Provided data:
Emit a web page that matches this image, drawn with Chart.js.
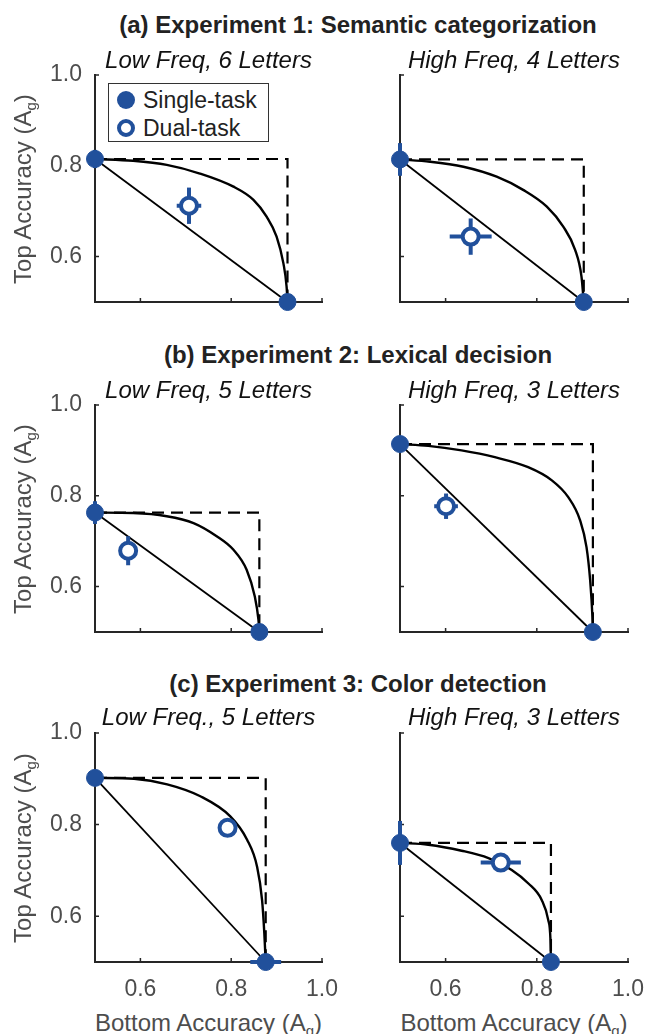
<!DOCTYPE html>
<html>
<head>
<meta charset="utf-8">
<script src="https://cdn.jsdelivr.net/npm/chart.js@4.4.1/dist/chart.umd.min.js"></script>
<style>
  html, body { margin: 0; padding: 0; background: #fff; }
  #fig { position: relative; width: 648px; height: 1034px; overflow: hidden;
         font-family: "Liberation Sans", Arial, Helvetica, sans-serif; }
  #fig canvas { position: absolute; }
  .txt { position: absolute; white-space: nowrap; line-height: 1; }
  .row-title { font-size: 24px; font-weight: bold; color: #222; transform: translateX(-50%); }
  .sub-title { font-size: 24px; font-style: italic; color: #111; transform: translateX(-50%); }
  .ylab { font-size: 24px; color: #4d4d4d; transform: translate(-50%, -50%) rotate(-90deg); }
  .xlab { font-size: 24px; color: #4d4d4d; transform: translateX(-50%); }
  .txt sub { font-size: 15px; vertical-align: -5px; line-height: 0; }
  #legend { position: absolute; left: 108px; top: 83px; width: 159px; height: 57px;
            border: 1px solid #333; background: #fff; font-size: 23px; color: #222; }
  #legend .item { position: absolute; left: 0; width: 159px; height: 28px; line-height: 28px; white-space: nowrap; }
  #legend .mk { position: absolute; left: 8px; top: 5px; width: 18px; height: 18px;
                border-radius: 50%; box-sizing: border-box; }
  #legend .lbl { position: absolute; left: 34px; top: 0; }
</style>
</head>
<body>
<div id="fig">
  <div id="legend">
    <div class="item" style="top:2px"><span class="mk" style="background:#21509b"></span><span class="lbl">Single-task</span></div>
    <div class="item" style="top:30px"><span class="mk" style="border:4px solid #21509b;background:#fff"></span><span class="lbl">Dual-task</span></div>
  </div>
</div>
<script>
  // ---- data, one entry per panel: aL, aR, bL, bR, cL, cR ----
  const rowTitles = [
    "(a) Experiment 1: Semantic categorization",
    "(b) Experiment 2: Lexical decision",
    "(c) Experiment 3: Color detection"
  ];
  const panelTitles = [
    "Low Freq, 6 Letters", "High Freq, 4 Letters",
    "Low Freq, 5 Letters", "High Freq, 3 Letters",
    "Low Freq., 5 Letters", "High Freq, 3 Letters"
  ];
  const CHANCE = 0.5;
  const xTicks = [0.6, 0.8, 1.0];
  const yTicks = [0.6, 0.8, 1.0];

  // single-task accuracy: top task (plotted at x = chance), bottom task (plotted at y = chance)
  const singleTop = [0.815, 0.814, 0.763, 0.914, 0.902, 0.760];
  const singleTopErr = [0.020, 0.036, 0.025, 0.010, 0.008, 0.048];
  const singleBottom = [0.924, 0.903, 0.862, 0.923, 0.876, 0.831];
  const singleBottomErr = [0.008, 0.008, 0.008, 0.008, 0.034, 0.008];

  // dual-task accuracy
  const dualX = [0.707, 0.655, 0.573, 0.601, 0.792, 0.721];
  const dualXErr = [0.027, 0.046, 0.008, 0.026, 0.008, 0.044];
  const dualY = [0.712, 0.644, 0.679, 0.777, 0.793, 0.717];
  const dualYErr = [0.040, 0.040, 0.032, 0.028, 0.008, 0.008];

  // curved operating characteristic
  const curveX = [
    [0.5, 0.584, 0.658, 0.731, 0.805, 0.849, 0.878, 0.900, 0.915, 0.922, 0.924],
    [0.5, 0.566, 0.639, 0.712, 0.770, 0.822, 0.858, 0.884, 0.898, 0.902, 0.903],
    [0.5, 0.584, 0.658, 0.717, 0.768, 0.805, 0.834, 0.852, 0.860, 0.862],
    [0.5, 0.562, 0.635, 0.708, 0.781, 0.833, 0.869, 0.895, 0.909, 0.917, 0.922, 0.923],
    [0.5, 0.586, 0.659, 0.732, 0.798, 0.835, 0.857, 0.868, 0.873, 0.875, 0.876],
    [0.5, 0.562, 0.635, 0.694, 0.745, 0.781, 0.811, 0.825, 0.830, 0.831]
  ];
  const curveY = [
    [0.815, 0.811, 0.802, 0.783, 0.754, 0.725, 0.688, 0.644, 0.585, 0.534, 0.5],
    [0.814, 0.809, 0.798, 0.776, 0.747, 0.710, 0.666, 0.615, 0.556, 0.512, 0.5],
    [0.763, 0.762, 0.755, 0.740, 0.711, 0.681, 0.637, 0.578, 0.527, 0.5],
    [0.914, 0.910, 0.900, 0.885, 0.863, 0.834, 0.797, 0.746, 0.687, 0.614, 0.533, 0.5],
    [0.902, 0.900, 0.888, 0.862, 0.818, 0.767, 0.708, 0.635, 0.562, 0.520, 0.5],
    [0.760, 0.756, 0.743, 0.727, 0.701, 0.672, 0.635, 0.592, 0.548, 0.5]
  ];

  // ---- layout ----
  const BLUE = "#21509b";
  const AXIS = "#262626";
  const FONT = '"Liberation Sans", Arial, Helvetica, sans-serif';
  const colLeft = [95, 400], colRight = [322, 628];
  const rowTop = [75, 405, 733], rowBottom = [302, 632, 962];
  const titleTop = [12.7, 342.7, 671.7];
  const subTop = [47.7, 377.7, 704.7];

  const fig = document.getElementById("fig");

  function addText(cls, html, left, top) {
    const d = document.createElement("div");
    d.className = "txt " + cls;
    d.innerHTML = html;
    d.style.left = left + "px";
    d.style.top = top + "px";
    fig.appendChild(d);
  }

  const inwardTicks = {
    id: "inwardTicks",
    beforeDatasetsDraw(chart) {
      const { ctx, chartArea, scales } = chart;
      ctx.save();
      ctx.strokeStyle = AXIS;
      ctx.lineWidth = 1.5;
      ctx.beginPath();
      scales.x.ticks.forEach((t) => {
        const px = scales.x.getPixelForValue(t.value);
        ctx.moveTo(px, chartArea.bottom);
        ctx.lineTo(px, chartArea.bottom - 4);
      });
      scales.y.ticks.forEach((t) => {
        const py = scales.y.getPixelForValue(t.value);
        ctx.moveTo(chartArea.left, py);
        ctx.lineTo(chartArea.left + 4, py);
      });
      ctx.stroke();
      ctx.restore();
    }
  };

  function seg(a, b) {
    return {
      data: [a, b], showLine: true, borderColor: BLUE, borderWidth: 4,
      borderCapStyle: "butt", pointRadius: 0, clip: false
    };
  }

  function buildPanel(i) {
    const r = Math.floor(i / 2), c = i % 2;
    const canvasLeft = c === 0 ? 0 : 340;
    const canvasW = c === 0 ? 340 : 308;
    const padTop = 15;
    const yW = colLeft[c] - canvasLeft;
    const padRight = canvasLeft + canvasW - colRight[c];
    const xH = r === 2 ? 44 : 22;
    const canvasTop = rowTop[r] - padTop;
    const canvasH = padTop + (rowBottom[r] - rowTop[r]) + xH;

    const cv = document.createElement("canvas");
    cv.width = canvasW; cv.height = canvasH;
    cv.style.left = canvasLeft + "px"; cv.style.top = canvasTop + "px";
    cv.style.width = canvasW + "px"; cv.style.height = canvasH + "px";
    fig.insertBefore(cv, document.getElementById("legend"));

    const top = singleTop[i], bot = singleBottom[i];
    const datasets = [
      { // dual-task marker
        data: [{ x: dualX[i], y: dualY[i] }],
        pointRadius: 8, borderWidth: 4, borderColor: BLUE, backgroundColor: "#fff", clip: false
      },
      { // single-task markers
        data: [{ x: CHANCE, y: top }, { x: bot, y: CHANCE }],
        pointRadius: 8.5, borderWidth: 1, borderColor: BLUE, backgroundColor: BLUE, clip: false
      },
      seg({ x: dualX[i] - dualXErr[i], y: dualY[i] }, { x: dualX[i] + dualXErr[i], y: dualY[i] }),
      seg({ x: dualX[i], y: dualY[i] - dualYErr[i] }, { x: dualX[i], y: dualY[i] + dualYErr[i] }),
      seg({ x: CHANCE, y: top - singleTopErr[i] }, { x: CHANCE, y: top + singleTopErr[i] }),
      seg({ x: bot - singleBottomErr[i], y: CHANCE }, { x: bot + singleBottomErr[i], y: CHANCE }),
      { // curved operating characteristic
        data: curveX[i].map((x, k) => ({ x, y: curveY[i][k] })),
        showLine: true, borderColor: "#000", borderWidth: 2.4, pointRadius: 0,
        cubicInterpolationMode: "monotone", clip: false
      },
      { // straight line between single-task points
        data: [{ x: CHANCE, y: top }, { x: bot, y: CHANCE }],
        showLine: true, borderColor: "#000", borderWidth: 1.8, pointRadius: 0, clip: false
      },
      { // independence box
        data: [{ x: CHANCE, y: top }, { x: bot, y: top }, { x: bot, y: CHANCE }],
        showLine: true, borderColor: "#000", borderWidth: 2.2, borderDash: [12, 7],
        pointRadius: 0, clip: false
      }
    ];

    const tickFont = { family: FONT, size: 23 };
    new Chart(cv, {
      type: "scatter",
      data: { datasets },
      plugins: [inwardTicks],
      options: {
        responsive: false,
        animation: false,
        events: [],
        layout: { padding: { top: padTop, right: padRight, left: 0, bottom: 0 } },
        plugins: { legend: { display: false }, tooltip: { enabled: false } },
        scales: {
          x: {
            type: "linear", min: 0.5, max: 1.0,
            grid: { display: false, drawTicks: false },
            border: { display: true, color: AXIS, width: 2 },
            ticks: { display: r === 2, color: "#4d4d4d", font: tickFont, padding: 14,
                     callback: (v) => Number(v).toFixed(1) },
            afterBuildTicks: (s) => { s.ticks = xTicks.map((v) => ({ value: v })); },
            afterFit: (s) => {
              s.height = xH;
              s.paddingLeft = s.paddingRight = s.paddingTop = s.paddingBottom = 0;
            }
          },
          y: {
            type: "linear", min: 0.5, max: 1.0,
            grid: { display: false, drawTicks: false },
            border: { display: true, color: AXIS, width: 2 },
            ticks: { display: c === 0, color: "#4d4d4d", font: tickFont, padding: 13,
                     callback: (v) => Number(v).toFixed(1) },
            afterBuildTicks: (s) => { s.ticks = yTicks.map((v) => ({ value: v })); },
            afterFit: (s) => {
              s.width = yW;
              s.paddingLeft = s.paddingRight = s.paddingTop = s.paddingBottom = 0;
            }
          }
        }
      }
    });

    const cx = (colLeft[c] + colRight[c]) / 2;
    addText("sub-title", panelTitles[i], cx, subTop[r]);
    if (c === 0) {
      addText("ylab", "Top Accuracy (A<sub>g</sub>)", 22.7, (rowTop[r] + rowBottom[r]) / 2);
    }
    if (r === 2) {
      addText("xlab", "Bottom Accuracy (A<sub>g</sub>)", cx, 1010.7);
    }
  }

  rowTitles.forEach((t, r) => addText("row-title", t, 358, titleTop[r]));
  for (let i = 0; i < 6; i++) buildPanel(i);
  // keep the legend on top of the first panel
  fig.appendChild(document.getElementById("legend"));
</script>
</body>
</html>
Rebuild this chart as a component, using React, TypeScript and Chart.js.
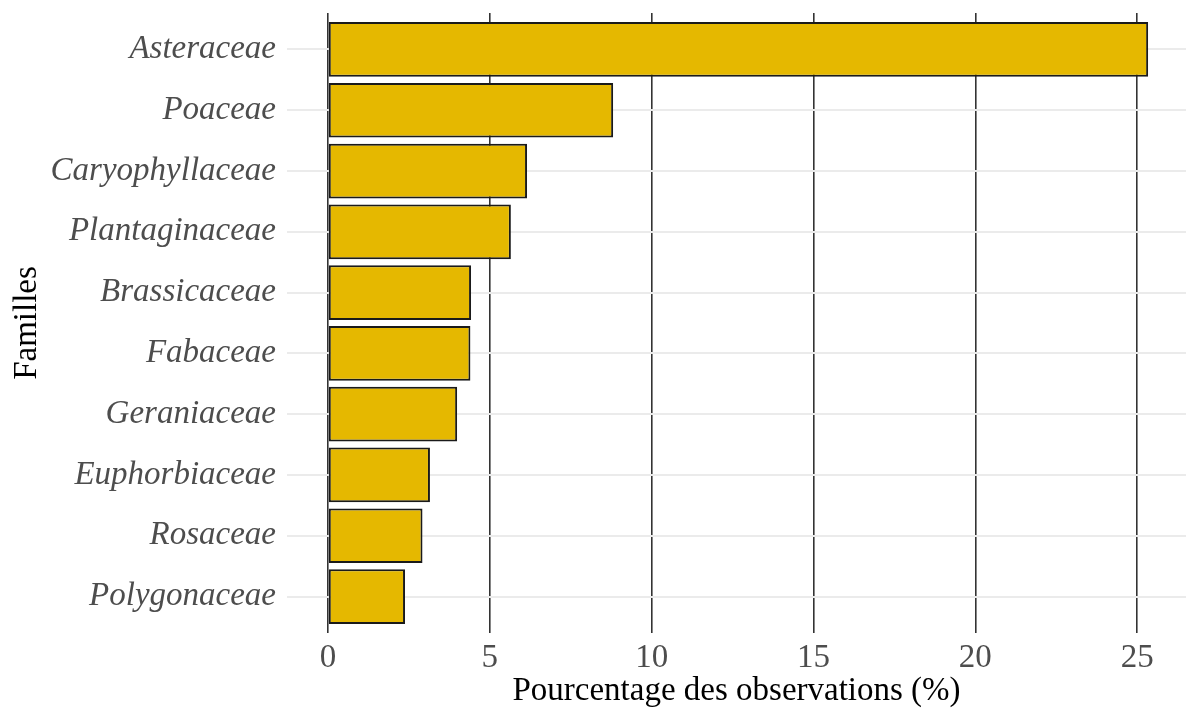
import React, { useEffect, useRef } from "react";
import { Chart, registerables } from "chart.js";

Chart.register(...registerables);

const categories = [
  "Asteraceae",
  "Poaceae",
  "Caryophyllaceae",
  "Plantaginaceae",
  "Brassicaceae",
  "Fabaceae",
  "Geraniaceae",
  "Euphorbiaceae",
  "Rosaceae",
  "Polygonaceae",
];

const percentages = [25.34, 8.81, 6.15, 5.65, 4.42, 4.4, 3.99, 3.15, 2.92, 2.38];

const xTicks = [0, 5, 10, 15, 20, 25];

const xTitle = "Pourcentage des observations (%)";
const yTitle = "Familles";

export default function App() {
  const ref = useRef<HTMLCanvasElement | null>(null);

  useEffect(() => {
    document.body.style.margin = "0";
    document.body.style.overflow = "hidden";
    const canvas = ref.current;
    if (!canvas) return;
    const serif = "'Liberation Serif', 'DejaVu Serif', serif";
    const chart = new Chart(canvas, {
      type: "bar",
      data: {
        datasets: [
          {
            data: categories.map((c, i) => ({ x: percentages[i], y: i })),
            backgroundColor: "#E5B800",
            borderColor: "#1A1A1A",
            borderWidth: 2,
            borderSkipped: false,
            barPercentage: 0.9,
            categoryPercentage: 1,
          },
        ],
      },
      options: {
        indexAxis: "y",
        animation: false,
        responsive: false,
        layout: { padding: { top: 13, right: 0, left: 0, bottom: 0 } },
        plugins: {
          legend: { display: false },
          tooltip: { enabled: false },
        },
        scales: {
          x: {
            type: "linear",
            min: -1.267,
            max: 26.51,
            afterBuildTicks: (scale: any) => {
              scale.ticks = xTicks.map((v) => ({ value: v }));
            },
            afterFit: (scale: any) => {
              scale.height = 78;
              scale.paddingLeft = 0;
              scale.paddingRight = 0;
            },
            grid: {
              color: "#333333",
              lineWidth: 1.6,
              drawTicks: false,
            },
            border: { display: false },
            ticks: {
              color: "#4D4D4D",
              padding: 6,
              font: { family: serif, size: 33 },
              maxRotation: 0,
            },
            title: {
              display: true,
              text: xTitle,
              color: "#000000",
              font: { family: serif, size: 33 },
              padding: { top: 0, bottom: 0 },
            },
          },
          y: {
            type: "linear",
            reverse: true,
            offset: false,
            min: -0.6,
            max: 9.6,
            afterBuildTicks: (scale: any) => {
              scale.ticks = categories.map((_, i) => ({ value: i }));
            },
            afterFit: (scale: any) => {
              scale.width = 287;
              scale.paddingTop = 0;
              scale.paddingBottom = 0;
            },
            grid: {
              color: "#EBEBEB",
              lineWidth: 2,
              drawTicks: false,
              offset: false,
            },
            border: { display: false },
            ticks: {
              color: "#4D4D4D",
              padding: 11,
              font: { family: serif, size: 33, style: "italic" },
              callback: (v: any) => categories[v as number] ?? "",
            },
            title: {
              display: true,
              text: yTitle,
              color: "#000000",
              font: { family: serif, size: 33 },
              padding: { top: 8, bottom: 0 },
            },
          },
        },
      },
    });
    return () => chart.destroy();
  }, []);

  return <canvas ref={ref} width={1186} height={711} style={{ display: "block" }} />;
}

Do this: Repeat only the lines from the one holding "Rebuild this chart" to the one holding "const ref = useRef<HTMLCanvasElement", both ends included, and drop the images.

Solution to this exercise:
Rebuild this chart as a component, using React, TypeScript and Chart.js.
import React, { useEffect, useRef } from "react";
import { Chart, registerables } from "chart.js";

Chart.register(...registerables);

const categories = [
  "Asteraceae",
  "Poaceae",
  "Caryophyllaceae",
  "Plantaginaceae",
  "Brassicaceae",
  "Fabaceae",
  "Geraniaceae",
  "Euphorbiaceae",
  "Rosaceae",
  "Polygonaceae",
];

const percentages = [25.34, 8.81, 6.15, 5.65, 4.42, 4.4, 3.99, 3.15, 2.92, 2.38];

const xTicks = [0, 5, 10, 15, 20, 25];

const xTitle = "Pourcentage des observations (%)";
const yTitle = "Familles";

export default function App() {
  const ref = useRef<HTMLCanvasElement | null>(null);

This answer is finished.